Personal information
- Nationality: American
- Born: August 24, 1986 (age 39) Woodland, California, United States

Medal record
Men's paratriathlon
Representing United States
Paralympic Games
| Bronze medal – third place | 2024 Paris | PTS2 |
World Championships
| Gold medal – first place | 2018 Gold Coast | PTS2 |
| Silver medal – second place | 2016 Rotterdam | PT2 |
| Silver medal – second place | 2017 Rotterdam | PTS2 |
| Bronze medal – third place | 2013 London | TRI 2 |
Americas Championships
| Gold medal – first place | 2014 Dallas | PT2 |
| Gold medal – first place | 2015 Monterrey | PT2 |
| Gold medal – first place | 2016 Sarasota | PT2 |
| Gold medal – first place | 2017 Sarasota | PTS2 |
| Gold medal – first place | 2018 Sarasota-Bradenton | PTS2 |
| Gold medal – first place | 2019 Sarasota-Bradenton | PTS2 |
| Gold medal – first place | 2023 Sarasota | PTS2 |
| Gold medal – first place | 2024 Miami | PTS2 |

= Mark Barr (triathlete) =

American Paralympic triathlete

Mark Barr (born August 24, 1986) is an American para-triathlete. He won a bronze medal at the 2024 Summer Paralympics in the Men's PTS2. He also competed in the 2004 and 2008 Summer Paralympics as a swimmer and in the 2016 Summer Paralympics in triathlon.

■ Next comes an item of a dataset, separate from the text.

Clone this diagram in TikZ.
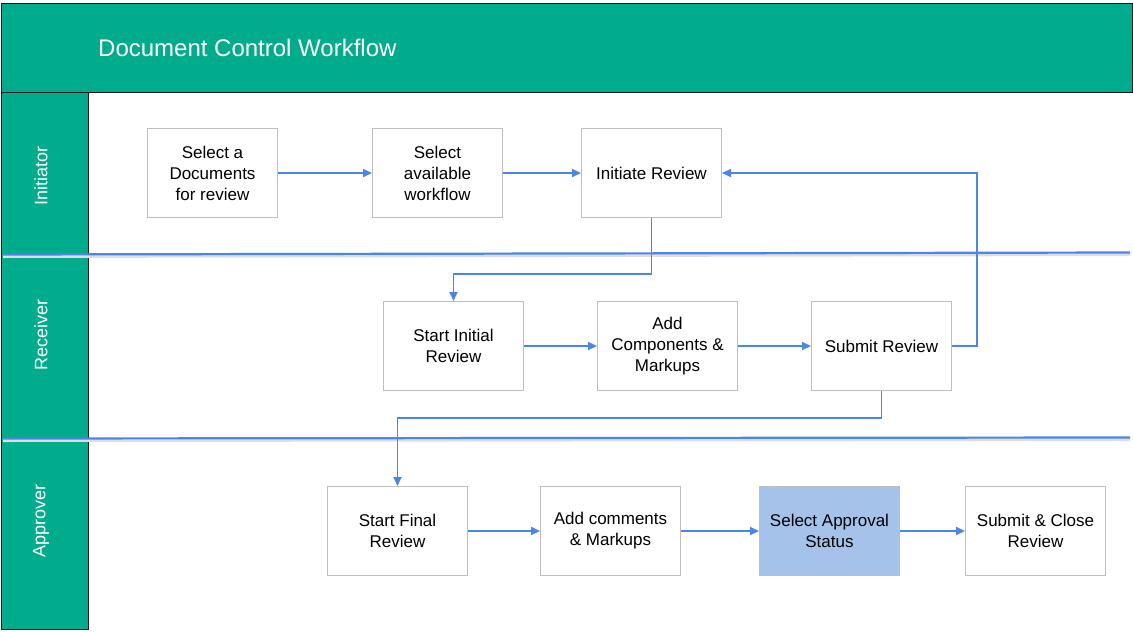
\documentclass[tikz,border=0pt]{standalone}
\usepackage{fontspec}
\setmainfont{Liberation Sans}
\usetikzlibrary{arrows.meta}
\definecolor{teal1}{RGB}{0,172,140}
\definecolor{lineblue}{RGB}{74,134,232}
\definecolor{boxgray}{RGB}{190,190,190}
\definecolor{approvalblue}{RGB}{164,194,234}
\begin{document}
\begin{tikzpicture}[x=1pt,y=-1pt,
  stepbox/.style={draw=boxgray,line width=1pt,fill=white,minimum width=140pt,minimum height=89pt,
    align=center,font=\fontsize{17}{21}\selectfont,inner sep=2pt,anchor=north west},
  flow/.style={draw=lineblue,line width=1.9pt,-{Triangle[length=9pt,width=8pt]}},
  lanesep/.style={draw=lineblue,line width=2.2pt},
  laneshadow/.style={draw=black!13,line width=3pt},
  lanelabel/.style={text=white,font=\fontsize{18}{21}\selectfont,rotate=90}]
\useasboundingbox (0,0) rectangle (1133,632);
\fill[white] (0,0) rectangle (1133,632);
% header
\node[draw=black!90,line width=1.2pt,fill=teal1,minimum width=1131pt,minimum height=89pt,anchor=north west,inner sep=0pt] (header) at (1,3) {};
\node[text=white,font=\fontsize{24}{28}\selectfont,anchor=west,inner sep=0pt] (title) at (98,48) {Document Control Workflow};
% left column
\node[draw=black!90,line width=1.2pt,fill=teal1,minimum width=87pt,minimum height=537pt,anchor=north west,inner sep=0pt] (lanecol) at (1,92) {};
\node[lanelabel] (l1) at (41,176) {Initiator};
\node[lanelabel] (l2) at (41,335) {Receiver};
\node[lanelabel] (l3) at (41,521) {Approver};
% lane separators
\coordinate (s1a) at (3,256.5);
\coordinate (s1b) at (1130,254.5);
\coordinate (s2a) at (3,440.5);
\coordinate (s2b) at (1130,439.5);
\draw[laneshadow] (s1a) -- (s1b);
\draw[laneshadow] (s2a) -- (s2b);
\coordinate (t1a) at (3,254.5);
\coordinate (t1b) at (1130,252.5);
\coordinate (t2a) at (3,438.5);
\coordinate (t2b) at (1130,437.5);
\draw[lanesep] (t1a) -- (t1b);
\draw[lanesep] (t2a) -- (t2b);
% boxes
\node[stepbox,minimum width=130pt] (A) at (147,128) {Select a\\Documents\\for review};
\node[stepbox,minimum width=130pt] (B) at (372,128) {Select\\available\\workflow};
\node[stepbox] (C) at (581,128) {Initiate Review};
\node[stepbox] (D) at (383,301) {Start Initial\\Review};
\node[stepbox] (E) at (597,301) {Add\\Components \&\\Markups};
\node[stepbox] (F) at (811,301) {Submit Review};
\node[stepbox] (G) at (327,486) {Start Final\\Review};
\node[stepbox] (H) at (540,486) {Add comments\\\& Markups};
\node[stepbox,fill=approvalblue] (I) at (759,486) {Select Approval\\Status};
\node[stepbox] (J) at (965,486) {Submit \& Close\\Review};
% connectors
\draw[flow] (A) -- (B);
\draw[flow] (B) -- (C);
\draw[flow] (C.south) -- ++(0,56) -| (D.north);
\draw[flow] (F.east) -- ++(25,0) |- (C.east);
\draw[flow] (D) -- (E);
\draw[flow] (E) -- (F);
\draw[flow] (F.south) -- ++(0,27) -| (G.north);
\draw[flow] (G) -- (H);
\draw[flow] (H) -- (I);
\draw[flow] (I) -- (J);
\end{tikzpicture}
\end{document}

Barr had his right leg amputated at the age of 14 due to osteosarcoma.

In college, Barr swam for Cal Poly in San Luis Obispo. He competed for the Mustangs at the Big West Championships, and in February 2008 at the conference meet, set then-American Paralympic records for the 100 butterfly (57.68 seconds) and 200 fly (2:06.17).